Fuimos precursores de eso en Mérida, recordó Ramírez Marín, quien mencionó que ahora los conflictos se multiplican en Motul, Hunucmá y otros municipios, a lo largo y ancho de la geografía yucateca.

Basta recordar las operaciones del famoso [i]Mosco[/i] en Chuburná. Y posteriormente la apertura a la colonización urbanística de Caucel durante el gobierno de Patricio Patrón, a través de un prestanombres.

Después siguió con Ivonne Ortega el llamado Plan Maestro de Ucú y la compra de 2 mil 612 hectáreas de las que campesinos mayas todavía reclaman dinero. Y ahora nos enteramos que Ulilá y unas 300 hectáreas pasaron a manos de funcionarios de Quintana Roo. Nos referimos en particular a Juan Pablo Guillermo Molina, secretario de Finanzas y Planeación de Quintana Roo, quien a través de su hermano Manuel Alberto se embolsó casi todo el municipio de Ucú, en lo que la autoridad estatal denomina una “operación entre particulares”, muy semejante, por cierto, a la efectuada por los lavadores del ex gobernador Granier de Tabasco, en Kanasín.

Hablamos de la fagocitación de inmensas cantidades de tierras, al estilo porfiriano, en una zona colindante con el mayor desarrollo industrial del estado, ahora conectado con una nueva y flamante carretera. Sigue el dinero, el río de chapopote y cemento, y darás con lo que se oculta detrás.

La realidad es que los conflictos de tierras se multiplican en la geografía yucateca a una velocidad preocupante, mostrando un rostro violento de Yucatán que no es reconocido por las autoridades, ya que los despojos son operados representantes de una red de intereses lo suficientemente poderosa para pasar por encima de cualquier grupo de ejidatarios que se oponga.

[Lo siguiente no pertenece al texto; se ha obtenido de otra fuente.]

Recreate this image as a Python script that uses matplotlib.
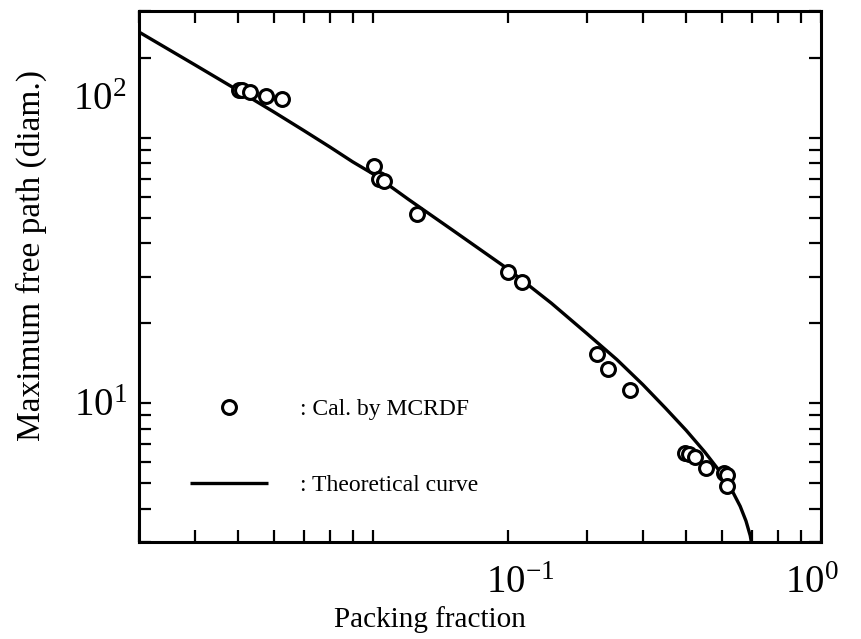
import numpy as np
import matplotlib.pyplot as plt
from matplotlib.ticker import NullFormatter, LogLocator

plt.rcParams['font.family'] = ['Liberation Serif', 'DejaVu Serif']
plt.rcParams['mathtext.fontset'] = 'custom'
plt.rcParams['mathtext.rm'] = 'Liberation Serif'
plt.rcParams['mathtext.it'] = 'Liberation Serif:italic'

# Puntos calculados (MCRDF)
frac_cal = [0.0501, 0.0509, 0.0530, 0.0576, 0.0626,
            0.1005, 0.1028, 0.1058, 0.1254,
            0.200, 0.215, 0.316, 0.334, 0.375,
            0.497, 0.506, 0.523, 0.554, 0.608, 0.616, 0.618]
camino_cal = [151.4, 151.0, 149.0, 143.0, 140.0,
              78.4, 69.9, 68.9, 51.7,
              31.2, 28.6, 15.3, 13.5, 11.2,
              6.50, 6.44, 6.27, 5.70, 5.46, 5.38, 4.86]

# Curva teorica
frac_teo = [0.030, 0.040, 0.050, 0.060, 0.070, 0.080, 0.090, 0.100,
            0.120, 0.150, 0.200, 0.250, 0.300, 0.350, 0.400, 0.450,
            0.500, 0.550, 0.600, 0.630, 0.660, 0.680, 0.695, 0.700]
camino_teo = [250.0, 188.0, 150.4, 125.0, 106.4, 92.3, 81.1, 73.0,
              58.5, 45.0, 32.0, 23.8, 18.3, 14.6, 11.75, 9.56,
              7.90, 6.55, 5.42, 4.76, 4.09, 3.60, 3.17, 2.96]

fig = plt.figure(figsize=(8.61, 6.39), dpi=100)
ax = fig.add_axes([139 / 861, 97 / 639, 682 / 861, 531 / 639])

ax.set_xscale('log')
ax.set_yscale('log')

ax.plot(frac_teo, camino_teo, color='black', lw=2.4, solid_capstyle='butt',
        label=': Theoretical curve')
ax.plot(frac_cal, camino_cal, ls='none', marker='o', ms=10, mfc='white',
        mec='black', mew=2.2, label=': Cal. by MCRDF')

ax.set_xlim(0.03, 1.0)
ax.set_ylim(3, 300)

# Ticks hacia dentro en los cuatro lados
for eje in (ax.xaxis, ax.yaxis):
    eje.set_minor_locator(LogLocator(base=10, subs=np.arange(2, 10)))
    eje.set_minor_formatter(NullFormatter())
ax.tick_params(which='both', direction='in', length=8.5, width=1.6,
               top=True, right=True)
ax.set_xticks([0.1, 1.0])
ax.set_xticklabels([])
ax.set_yticks([10, 100])
ax.set_yticklabels([])
for s in ax.spines.values():
    s.set_linewidth(2.2)

# Etiquetas de los ejes colocadas como en el original
ax.text(0.559, -0.044, '$10^{-1}$', transform=ax.transAxes, ha='center',
        va='top', fontsize=28)
ax.text(0.987, -0.044, '$10^{0}$', transform=ax.transAxes, ha='center',
        va='top', fontsize=28)
ax.text(-0.018, (542 - 101) / 531, '$10^{2}$', transform=ax.transAxes,
        ha='right', va='center', fontsize=28)
ax.text(-0.018, (542 - 406) / 531, '$10^{1}$', transform=ax.transAxes,
        ha='right', va='center', fontsize=28)

ax.set_xlabel('Packing fraction', fontsize=21)
ax.xaxis.set_label_coords(0.427, -0.12)
ax.set_ylabel('Maximum free path (diam.)', fontsize=24)
ax.yaxis.set_label_coords(-0.135, 0.54)

h, l = ax.get_legend_handles_labels()
ax.legend(h[::-1], l[::-1], loc='center left', bbox_to_anchor=(0.0748, 0.178),
          frameon=False, fontsize=17, handlelength=3.3, handletextpad=1.35,
          labelspacing=2.3, borderpad=0, borderaxespad=0)

fig.savefig('out.png', dpi=100)
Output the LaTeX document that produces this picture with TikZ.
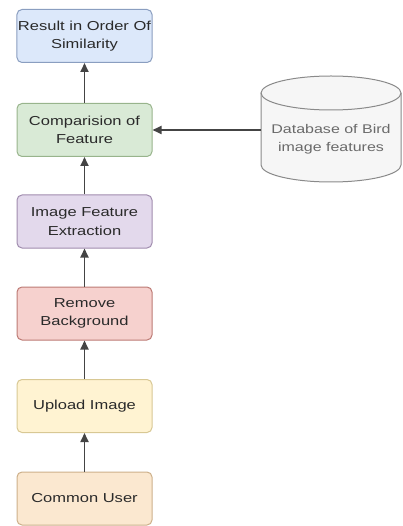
\documentclass[tikz,border=0pt]{standalone}
\usepackage{fontspec}
\setmainfont{Liberation Sans}[FakeStretch=1.27]
\usetikzlibrary{shapes.geometric,arrows.meta}

\definecolor{txt}{HTML}{2A2A2A}
\definecolor{dbtxt}{HTML}{6A6A6A}
\definecolor{wire}{HTML}{444444}
\definecolor{blueF}{HTML}{DCE8FA}\definecolor{blueD}{HTML}{8A9EC0}
\definecolor{greenF}{HTML}{D9EAD6}\definecolor{greenD}{HTML}{98B48C}
\definecolor{purpF}{HTML}{E3D9EC}\definecolor{purpD}{HTML}{A08CAE}
\definecolor{redF}{HTML}{F6D1CE}\definecolor{redD}{HTML}{BC7A74}
\definecolor{yelF}{HTML}{FFF3D2}\definecolor{yelD}{HTML}{D8C894}
\definecolor{orF}{HTML}{FBE8D0}\definecolor{orD}{HTML}{CDB08A}
\definecolor{dbF}{HTML}{F6F6F6}\definecolor{dbD}{HTML}{8A8A8A}

\tikzset{
  stage/.style={draw, rounded corners=5pt, line width=1pt, inner xsep=1pt,
    minimum width=135pt, minimum height=53pt, align=center,
    text=txt, font=\fontsize{13}{18.5}\selectfont},
  link/.style={draw=wire, line width=1.7pt,
    -{Triangle[length=9pt,width=8pt]}},
}

\begin{document}
\begin{tikzpicture}[x=1pt,y=-1pt]
\useasboundingbox (0,0) rectangle (403,526);

\node[stage, fill=blueF, draw=blueD]   (res)  at (84.5,36)  {Result in Order Of\\Similarity};
\node[stage, fill=greenF, draw=greenD] (cmp)  at (84.5,130) {Comparision of\\Feature};
\node[stage, fill=purpF, draw=purpD]   (ext)  at (84.5,221.5) {Image Feature\\Extraction};
\node[stage, fill=redF, draw=redD]     (rmb)  at (84.5,313.5) {Remove\\Background};
\node[stage, fill=yelF, draw=yelD]     (upl)  at (84.5,406) {Upload Image};
\node[stage, fill=orF, draw=orD]       (usr)  at (84.5,498.5) {Common User};

% feature database drawn as a cylinder
\begin{scope}[line width=1pt, draw=dbD]
  \fill[dbF] (261,93) -- (261,165) arc[start angle=180,end angle=360,x radius=70,y radius=-17]
     -- (401,93) arc[start angle=0,end angle=180,x radius=70,y radius=-17] -- cycle;
  \draw[dbD] (261,93) -- (261,165) arc[start angle=180,end angle=360,x radius=70,y radius=-17]
     -- (401,93);
  \draw[dbD] (331,93) ellipse[x radius=70,y radius=17];
\end{scope}
\node[text=dbtxt, align=center, font=\fontsize{12.6}{18.5}\selectfont] (db) at (331,139) {Database of Bird\\image features};
\coordinate (dbL) at (261,130);

\draw[link] (usr) -- (upl);
\draw[link] (upl) -- (rmb);
\draw[link] (rmb) -- (ext);
\draw[link] (ext) -- (cmp);
\draw[link] (cmp) -- (res);
\draw[link] (dbL) -- (cmp.east);
\end{tikzpicture}
\end{document}
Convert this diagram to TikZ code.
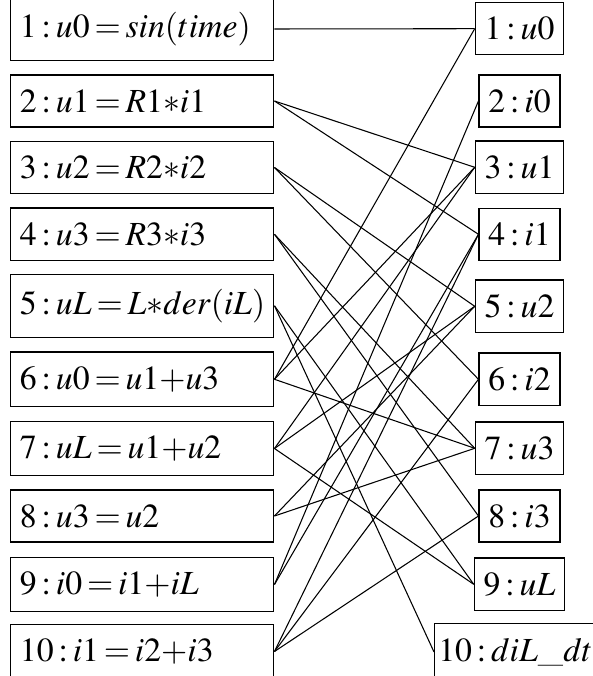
\documentclass[tikz,border=0pt]{standalone}
\usepackage{mathptmx}
\usepackage{tikz}
\usetikzlibrary{positioning}
\thickmuskip=2.6mu
\medmuskip=0mu
\relpenalty=10000
\binoppenalty=10000

\begin{document}
\begin{tikzpicture}[
x=0.2817pt, y=-0.2817pt,
eqbox/.style={draw, anchor=west, text width=68.9pt, align=left, inner xsep=2.6pt, inner ysep=4.1pt, font=\fontsize{9.5}{11}\selectfont},
varbox/.style={draw, inner xsep=2.6pt, inner ysep=4.1pt, font=\fontsize{9.5}{11}\selectfont},
link/.style={line width=0.3pt}
]
\useasboundingbox (0,0) rectangle (592,676);

% equations
\foreach \n/\yy/\eq in {1/29/{u0=sin(time)}, 2/101/{u1=R1\ast i1}, 3/167.5/{u2=R2\ast i2},
  4/234.3/{u3=R3\ast i3}, 5/305.8/{uL=L\ast der(iL)}, 6/379.3/{u0=u1+u3},
  7/448.5/{uL=u1+u2}, 8/516/{u3=u2}, 9/584.5/{i0=i1+iL}, 10/651.5/{i1=i2+i3}}
  \node[eqbox] (e\n) at (10,\yy) {$\n:\eq$};

% variables
\foreach \n/\yy/\v in {1/28.7/u0, 2/101/i0, 3/167.3/u1, 4/234.3/i1, 5/306.3/u2,
  6/379.3/i2, 7/448.3/u3, 8/516/i3, 9/584.3/uL}
  \node[varbox] (v\n) at (519.5,\yy) {$\n:\v$};
\node[varbox, anchor=west, inner xsep=1pt] (v10) at (434,652) {$10:diL\_dt$};

\foreach \a/\b in {1/1, 2/3, 2/4, 3/5, 3/6, 4/7, 4/8, 5/9, 5/10, 6/1, 6/3, 6/7,
  7/3, 7/5, 7/9, 8/5, 8/7, 9/2, 9/4, 10/4, 10/6, 10/8}
  \draw[link] (e\a.east) -- (v\b.west);
\end{tikzpicture}
\end{document}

Los focos rojos de los conflictos aparecen en Chablekal, Kantunil, Valladolid, Ucú, Hunucmá, Motul, Maxcanú, Chocholá, Kopomá, Pomolché por citar algunos casos, en los que el tortuguismo de los tribunales agrarios, por no decir complicidad, forma parte de esa red de despojos que avanza inexorable en todo el país, violando derechos humanos y abriendo las tierras a la explotación intensiva y no raramente ecocida de los recursos naturales. Ese es el nuevo modelo social y económico, ya que como algunos dicen, los campesinos venden porque ya nadie quiere cultivar la tierra, o quizá más bien porque la corrupción del dinero y del poder impone su lógica brutal.